I asked him about Fly's Store and the man who kept it. “His name is Wilson Fly,” he said. “Really it’s Benjamin Wilson Fly, but he goes by Wilson. He’s quite a character. The store was run by his father, and his father before him, and now he has it.”

Turns out Wilson Fly is something of a social director, organizing an annual flea market that stretches for miles along Highway 7 and other roads before looping back to Fly. He also stages an annual arts-and-crafts fair at the store and, judging by the old boys who I’m told are a fixture around his wood stove, I’m certain he’s information central for Fly and its country environs.
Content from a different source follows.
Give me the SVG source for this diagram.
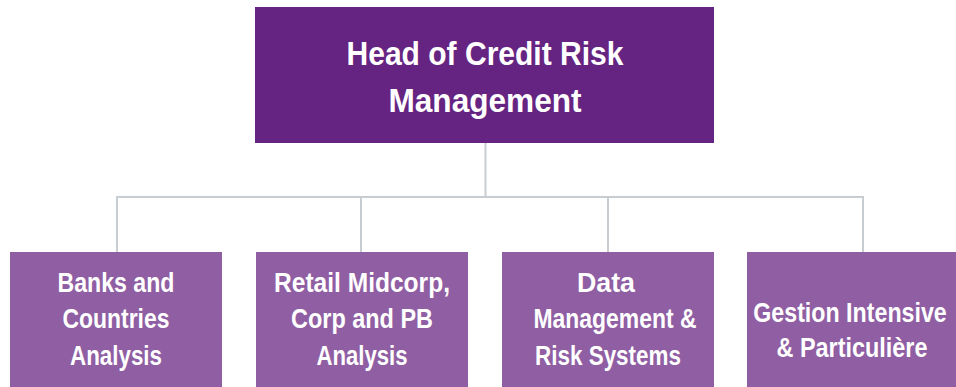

Eddie told us one more thing about Wilson. “He’s the president of Fly. I’m the chaplain.” There are no other “civic” positions in Fly, and when I asked if he and the president were elected, Eddie said, “Nope,” and laughed the kind of quiet, warm laugh that we’ve encountered often in our southern explorations.

So I went back next door, walked in and offered my hand to the character behind the counter. He took it, we shook, and he looked puzzled. “I had to come back and shake the hand of the president of Fly, Tennessee,” I explained.

And the president laughed, that same kind of laugh, then went back to punching in a sale on his hand-cranked adding machine.